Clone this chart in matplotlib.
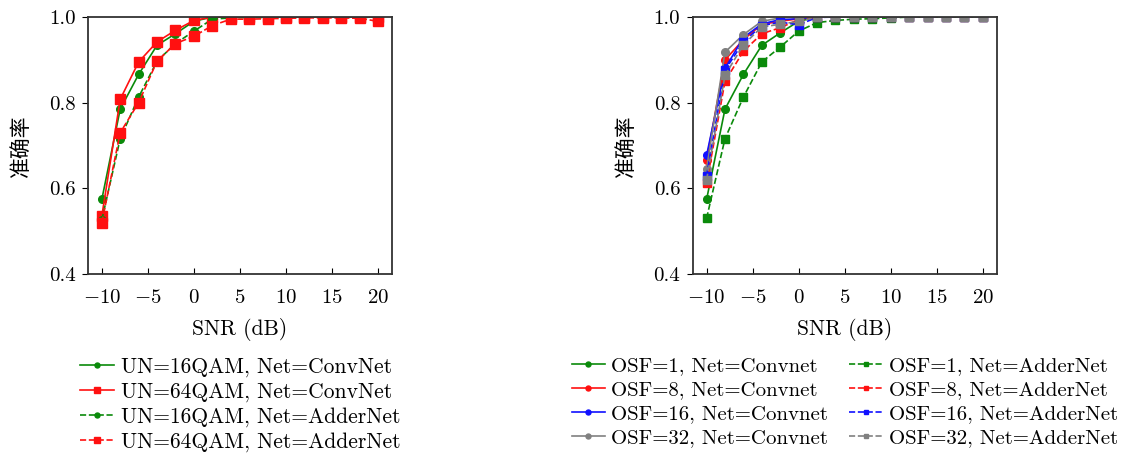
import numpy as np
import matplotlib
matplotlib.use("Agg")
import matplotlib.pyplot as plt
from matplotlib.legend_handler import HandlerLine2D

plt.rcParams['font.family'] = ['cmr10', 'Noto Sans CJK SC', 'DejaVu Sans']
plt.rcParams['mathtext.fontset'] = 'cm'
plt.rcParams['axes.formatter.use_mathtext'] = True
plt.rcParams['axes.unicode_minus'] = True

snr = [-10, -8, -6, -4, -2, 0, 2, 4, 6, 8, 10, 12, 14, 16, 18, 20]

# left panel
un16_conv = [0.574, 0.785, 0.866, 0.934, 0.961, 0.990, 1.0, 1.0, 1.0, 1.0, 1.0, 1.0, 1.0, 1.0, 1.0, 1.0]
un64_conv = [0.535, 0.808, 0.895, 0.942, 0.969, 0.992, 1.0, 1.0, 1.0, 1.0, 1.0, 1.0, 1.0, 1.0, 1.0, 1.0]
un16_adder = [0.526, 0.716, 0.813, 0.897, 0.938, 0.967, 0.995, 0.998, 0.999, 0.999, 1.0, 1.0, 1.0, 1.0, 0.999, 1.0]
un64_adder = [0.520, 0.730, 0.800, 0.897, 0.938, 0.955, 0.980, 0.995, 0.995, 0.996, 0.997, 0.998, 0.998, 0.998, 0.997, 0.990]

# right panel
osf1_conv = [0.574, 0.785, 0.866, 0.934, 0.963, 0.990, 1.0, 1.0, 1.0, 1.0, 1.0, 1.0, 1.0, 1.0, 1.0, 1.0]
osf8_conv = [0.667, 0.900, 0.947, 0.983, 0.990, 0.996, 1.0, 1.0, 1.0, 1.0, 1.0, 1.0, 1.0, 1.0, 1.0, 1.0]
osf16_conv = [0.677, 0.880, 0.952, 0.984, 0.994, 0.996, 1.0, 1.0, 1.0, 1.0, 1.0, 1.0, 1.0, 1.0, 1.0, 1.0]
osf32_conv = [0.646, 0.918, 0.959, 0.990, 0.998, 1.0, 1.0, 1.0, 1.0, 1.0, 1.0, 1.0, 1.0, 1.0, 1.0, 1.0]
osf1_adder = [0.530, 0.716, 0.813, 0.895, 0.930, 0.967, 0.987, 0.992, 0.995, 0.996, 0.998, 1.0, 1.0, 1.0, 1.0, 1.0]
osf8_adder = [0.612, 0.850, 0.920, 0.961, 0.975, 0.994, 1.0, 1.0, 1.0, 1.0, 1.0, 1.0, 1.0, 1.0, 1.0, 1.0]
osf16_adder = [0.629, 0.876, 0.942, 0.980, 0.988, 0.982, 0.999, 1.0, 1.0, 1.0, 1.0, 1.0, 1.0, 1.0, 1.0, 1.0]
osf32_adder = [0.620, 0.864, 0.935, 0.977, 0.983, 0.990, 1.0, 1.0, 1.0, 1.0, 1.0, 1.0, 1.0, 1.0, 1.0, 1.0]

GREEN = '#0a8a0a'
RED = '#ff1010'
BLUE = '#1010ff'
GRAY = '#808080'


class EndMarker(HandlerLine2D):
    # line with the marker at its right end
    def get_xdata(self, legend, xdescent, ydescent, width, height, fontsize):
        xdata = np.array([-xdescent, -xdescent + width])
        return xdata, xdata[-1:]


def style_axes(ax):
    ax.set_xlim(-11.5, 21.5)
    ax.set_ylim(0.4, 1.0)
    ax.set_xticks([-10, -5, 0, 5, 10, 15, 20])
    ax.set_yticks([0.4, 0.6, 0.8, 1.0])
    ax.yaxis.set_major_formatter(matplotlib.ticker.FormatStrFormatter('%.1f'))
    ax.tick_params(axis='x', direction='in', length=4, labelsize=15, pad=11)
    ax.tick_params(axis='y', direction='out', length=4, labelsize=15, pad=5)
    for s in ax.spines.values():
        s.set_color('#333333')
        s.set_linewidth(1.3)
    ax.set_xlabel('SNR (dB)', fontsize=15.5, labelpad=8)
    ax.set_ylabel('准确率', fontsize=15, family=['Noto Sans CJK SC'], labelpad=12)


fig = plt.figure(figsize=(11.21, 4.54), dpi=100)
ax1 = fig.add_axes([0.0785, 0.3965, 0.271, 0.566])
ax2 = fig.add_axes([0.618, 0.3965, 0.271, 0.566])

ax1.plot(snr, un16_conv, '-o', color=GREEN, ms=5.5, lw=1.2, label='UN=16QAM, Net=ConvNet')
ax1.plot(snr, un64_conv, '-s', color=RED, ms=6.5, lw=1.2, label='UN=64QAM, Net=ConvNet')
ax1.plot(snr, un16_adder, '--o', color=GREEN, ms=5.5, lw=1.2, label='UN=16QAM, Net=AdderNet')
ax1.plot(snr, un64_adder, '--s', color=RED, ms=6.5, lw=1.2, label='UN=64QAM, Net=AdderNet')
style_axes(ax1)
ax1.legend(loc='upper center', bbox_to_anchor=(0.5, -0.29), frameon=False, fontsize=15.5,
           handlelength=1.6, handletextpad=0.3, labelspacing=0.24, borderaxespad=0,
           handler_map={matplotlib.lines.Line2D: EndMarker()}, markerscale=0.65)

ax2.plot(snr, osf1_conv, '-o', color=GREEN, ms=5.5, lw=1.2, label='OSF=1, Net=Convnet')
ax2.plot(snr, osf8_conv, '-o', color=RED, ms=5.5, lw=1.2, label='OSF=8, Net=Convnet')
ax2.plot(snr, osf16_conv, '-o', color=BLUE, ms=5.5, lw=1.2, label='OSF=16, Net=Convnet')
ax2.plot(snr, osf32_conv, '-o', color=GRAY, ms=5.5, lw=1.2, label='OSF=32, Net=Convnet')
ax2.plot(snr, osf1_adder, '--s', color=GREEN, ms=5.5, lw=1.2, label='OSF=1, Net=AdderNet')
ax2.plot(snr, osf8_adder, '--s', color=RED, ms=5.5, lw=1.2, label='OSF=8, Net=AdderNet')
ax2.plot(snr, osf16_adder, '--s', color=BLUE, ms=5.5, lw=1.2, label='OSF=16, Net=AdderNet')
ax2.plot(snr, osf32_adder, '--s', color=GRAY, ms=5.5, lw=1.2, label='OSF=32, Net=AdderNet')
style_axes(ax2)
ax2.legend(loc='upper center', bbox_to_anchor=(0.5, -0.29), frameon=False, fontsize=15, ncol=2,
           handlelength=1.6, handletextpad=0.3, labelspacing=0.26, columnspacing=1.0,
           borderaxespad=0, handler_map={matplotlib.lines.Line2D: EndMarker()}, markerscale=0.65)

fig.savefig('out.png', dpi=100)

Exercise instructions: Write out the listing word for word, omitting the pictures it holds.

Exercise output:
Clone this chart in matplotlib.
import numpy as np
import matplotlib
matplotlib.use("Agg")
import matplotlib.pyplot as plt
from matplotlib.legend_handler import HandlerLine2D

plt.rcParams['font.family'] = ['cmr10', 'Noto Sans CJK SC', 'DejaVu Sans']
plt.rcParams['mathtext.fontset'] = 'cm'
plt.rcParams['axes.formatter.use_mathtext'] = True
plt.rcParams['axes.unicode_minus'] = True

snr = [-10, -8, -6, -4, -2, 0, 2, 4, 6, 8, 10, 12, 14, 16, 18, 20]

# left panel
un16_conv = [0.574, 0.785, 0.866, 0.934, 0.961, 0.990, 1.0, 1.0, 1.0, 1.0, 1.0, 1.0, 1.0, 1.0, 1.0, 1.0]
un64_conv = [0.535, 0.808, 0.895, 0.942, 0.969, 0.992, 1.0, 1.0, 1.0, 1.0, 1.0, 1.0, 1.0, 1.0, 1.0, 1.0]
un16_adder = [0.526, 0.716, 0.813, 0.897, 0.938, 0.967, 0.995, 0.998, 0.999, 0.999, 1.0, 1.0, 1.0, 1.0, 0.999, 1.0]
un64_adder = [0.520, 0.730, 0.800, 0.897, 0.938, 0.955, 0.980, 0.995, 0.995, 0.996, 0.997, 0.998, 0.998, 0.998, 0.997, 0.990]

# right panel
osf1_conv = [0.574, 0.785, 0.866, 0.934, 0.963, 0.990, 1.0, 1.0, 1.0, 1.0, 1.0, 1.0, 1.0, 1.0, 1.0, 1.0]
osf8_conv = [0.667, 0.900, 0.947, 0.983, 0.990, 0.996, 1.0, 1.0, 1.0, 1.0, 1.0, 1.0, 1.0, 1.0, 1.0, 1.0]
osf16_conv = [0.677, 0.880, 0.952, 0.984, 0.994, 0.996, 1.0, 1.0, 1.0, 1.0, 1.0, 1.0, 1.0, 1.0, 1.0, 1.0]
osf32_conv = [0.646, 0.918, 0.959, 0.990, 0.998, 1.0, 1.0, 1.0, 1.0, 1.0, 1.0, 1.0, 1.0, 1.0, 1.0, 1.0]
osf1_adder = [0.530, 0.716, 0.813, 0.895, 0.930, 0.967, 0.987, 0.992, 0.995, 0.996, 0.998, 1.0, 1.0, 1.0, 1.0, 1.0]
osf8_adder = [0.612, 0.850, 0.920, 0.961, 0.975, 0.994, 1.0, 1.0, 1.0, 1.0, 1.0, 1.0, 1.0, 1.0, 1.0, 1.0]
osf16_adder = [0.629, 0.876, 0.942, 0.980, 0.988, 0.982, 0.999, 1.0, 1.0, 1.0, 1.0, 1.0, 1.0, 1.0, 1.0, 1.0]
osf32_adder = [0.620, 0.864, 0.935, 0.977, 0.983, 0.990, 1.0, 1.0, 1.0, 1.0, 1.0, 1.0, 1.0, 1.0, 1.0, 1.0]

GREEN = '#0a8a0a'
RED = '#ff1010'
BLUE = '#1010ff'
GRAY = '#808080'


class EndMarker(HandlerLine2D):
    # line with the marker at its right end
    def get_xdata(self, legend, xdescent, ydescent, width, height, fontsize):
        xdata = np.array([-xdescent, -xdescent + width])
        return xdata, xdata[-1:]


def style_axes(ax):
    ax.set_xlim(-11.5, 21.5)
    ax.set_ylim(0.4, 1.0)
    ax.set_xticks([-10, -5, 0, 5, 10, 15, 20])
    ax.set_yticks([0.4, 0.6, 0.8, 1.0])
    ax.yaxis.set_major_formatter(matplotlib.ticker.FormatStrFormatter('%.1f'))
    ax.tick_params(axis='x', direction='in', length=4, labelsize=15, pad=11)
    ax.tick_params(axis='y', direction='out', length=4, labelsize=15, pad=5)
    for s in ax.spines.values():
        s.set_color('#333333')
        s.set_linewidth(1.3)
    ax.set_xlabel('SNR (dB)', fontsize=15.5, labelpad=8)
    ax.set_ylabel('准确率', fontsize=15, family=['Noto Sans CJK SC'], labelpad=12)


fig = plt.figure(figsize=(11.21, 4.54), dpi=100)
ax1 = fig.add_axes([0.0785, 0.3965, 0.271, 0.566])
ax2 = fig.add_axes([0.618, 0.3965, 0.271, 0.566])

ax1.plot(snr, un16_conv, '-o', color=GREEN, ms=5.5, lw=1.2, label='UN=16QAM, Net=ConvNet')
ax1.plot(snr, un64_conv, '-s', color=RED, ms=6.5, lw=1.2, label='UN=64QAM, Net=ConvNet')
ax1.plot(snr, un16_adder, '--o', color=GREEN, ms=5.5, lw=1.2, label='UN=16QAM, Net=AdderNet')
ax1.plot(snr, un64_adder, '--s', color=RED, ms=6.5, lw=1.2, label='UN=64QAM, Net=AdderNet')
style_axes(ax1)
ax1.legend(loc='upper center', bbox_to_anchor=(0.5, -0.29), frameon=False, fontsize=15.5,
           handlelength=1.6, handletextpad=0.3, labelspacing=0.24, borderaxespad=0,
           handler_map={matplotlib.lines.Line2D: EndMarker()}, markerscale=0.65)

ax2.plot(snr, osf1_conv, '-o', color=GREEN, ms=5.5, lw=1.2, label='OSF=1, Net=Convnet')
ax2.plot(snr, osf8_conv, '-o', color=RED, ms=5.5, lw=1.2, label='OSF=8, Net=Convnet')
ax2.plot(snr, osf16_conv, '-o', color=BLUE, ms=5.5, lw=1.2, label='OSF=16, Net=Convnet')
ax2.plot(snr, osf32_conv, '-o', color=GRAY, ms=5.5, lw=1.2, label='OSF=32, Net=Convnet')
ax2.plot(snr, osf1_adder, '--s', color=GREEN, ms=5.5, lw=1.2, label='OSF=1, Net=AdderNet')
ax2.plot(snr, osf8_adder, '--s', color=RED, ms=5.5, lw=1.2, label='OSF=8, Net=AdderNet')
ax2.plot(snr, osf16_adder, '--s', color=BLUE, ms=5.5, lw=1.2, label='OSF=16, Net=AdderNet')
ax2.plot(snr, osf32_adder, '--s', color=GRAY, ms=5.5, lw=1.2, label='OSF=32, Net=AdderNet')
style_axes(ax2)
ax2.legend(loc='upper center', bbox_to_anchor=(0.5, -0.29), frameon=False, fontsize=15, ncol=2,
           handlelength=1.6, handletextpad=0.3, labelspacing=0.26, columnspacing=1.0,
           borderaxespad=0, handler_map={matplotlib.lines.Line2D: EndMarker()}, markerscale=0.65)

fig.savefig('out.png', dpi=100)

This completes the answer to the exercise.